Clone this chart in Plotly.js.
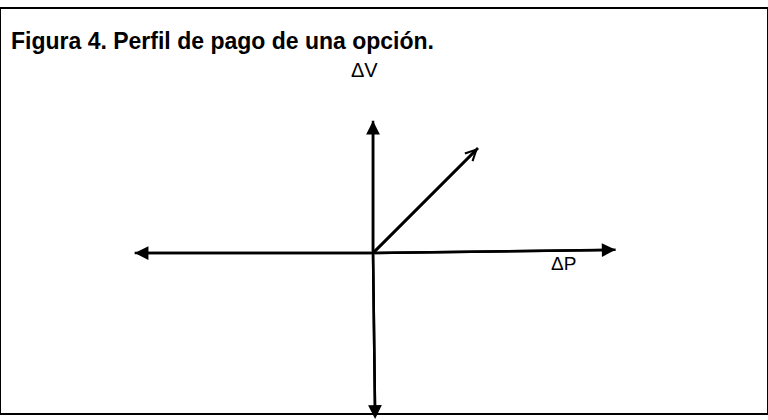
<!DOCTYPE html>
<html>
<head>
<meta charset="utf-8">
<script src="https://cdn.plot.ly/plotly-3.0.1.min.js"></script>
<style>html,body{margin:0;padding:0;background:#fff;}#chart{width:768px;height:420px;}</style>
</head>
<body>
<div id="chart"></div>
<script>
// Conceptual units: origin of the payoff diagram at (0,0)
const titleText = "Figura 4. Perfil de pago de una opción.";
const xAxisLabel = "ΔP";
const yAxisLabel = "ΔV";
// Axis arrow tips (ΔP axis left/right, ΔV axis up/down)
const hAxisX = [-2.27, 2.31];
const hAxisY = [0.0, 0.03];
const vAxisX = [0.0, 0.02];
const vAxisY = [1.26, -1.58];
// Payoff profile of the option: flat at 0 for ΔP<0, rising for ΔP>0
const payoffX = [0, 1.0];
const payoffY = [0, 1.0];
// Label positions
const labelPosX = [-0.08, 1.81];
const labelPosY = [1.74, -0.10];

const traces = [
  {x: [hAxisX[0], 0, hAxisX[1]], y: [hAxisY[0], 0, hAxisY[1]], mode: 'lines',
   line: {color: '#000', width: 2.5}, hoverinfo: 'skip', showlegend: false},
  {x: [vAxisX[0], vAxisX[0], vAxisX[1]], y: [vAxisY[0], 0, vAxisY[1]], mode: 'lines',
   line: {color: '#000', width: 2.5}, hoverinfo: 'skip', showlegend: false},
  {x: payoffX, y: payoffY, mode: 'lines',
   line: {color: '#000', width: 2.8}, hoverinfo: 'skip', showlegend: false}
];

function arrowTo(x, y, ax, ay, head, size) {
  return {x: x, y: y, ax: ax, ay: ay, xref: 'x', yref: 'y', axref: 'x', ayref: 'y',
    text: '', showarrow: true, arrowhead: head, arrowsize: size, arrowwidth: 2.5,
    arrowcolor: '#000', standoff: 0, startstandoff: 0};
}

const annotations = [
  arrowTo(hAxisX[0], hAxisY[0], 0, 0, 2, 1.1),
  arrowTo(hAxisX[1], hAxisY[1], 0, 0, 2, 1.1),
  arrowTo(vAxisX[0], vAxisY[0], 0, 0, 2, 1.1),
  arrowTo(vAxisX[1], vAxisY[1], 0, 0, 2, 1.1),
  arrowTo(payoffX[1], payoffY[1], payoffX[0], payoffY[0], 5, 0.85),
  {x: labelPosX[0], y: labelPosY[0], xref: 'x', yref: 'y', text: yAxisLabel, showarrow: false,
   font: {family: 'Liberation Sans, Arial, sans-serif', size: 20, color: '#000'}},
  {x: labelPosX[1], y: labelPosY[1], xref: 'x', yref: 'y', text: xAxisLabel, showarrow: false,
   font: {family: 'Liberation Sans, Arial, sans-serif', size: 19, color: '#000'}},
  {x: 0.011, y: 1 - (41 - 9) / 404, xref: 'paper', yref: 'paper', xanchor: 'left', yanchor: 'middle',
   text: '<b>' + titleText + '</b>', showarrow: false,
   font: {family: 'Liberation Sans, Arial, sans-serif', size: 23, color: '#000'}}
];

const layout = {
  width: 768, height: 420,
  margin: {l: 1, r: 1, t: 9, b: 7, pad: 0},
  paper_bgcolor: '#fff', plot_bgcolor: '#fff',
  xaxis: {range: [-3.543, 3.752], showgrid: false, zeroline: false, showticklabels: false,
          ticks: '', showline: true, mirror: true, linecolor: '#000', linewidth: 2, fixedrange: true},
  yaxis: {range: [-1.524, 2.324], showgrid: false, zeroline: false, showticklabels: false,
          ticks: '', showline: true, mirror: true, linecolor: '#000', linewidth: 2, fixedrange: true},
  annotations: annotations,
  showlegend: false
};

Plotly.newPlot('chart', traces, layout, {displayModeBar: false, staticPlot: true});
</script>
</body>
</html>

━━━━━━━━━━

**Work instructions**:
Find every line that includes the string "chart". Report how many there are and nothing else.

**Response**:
4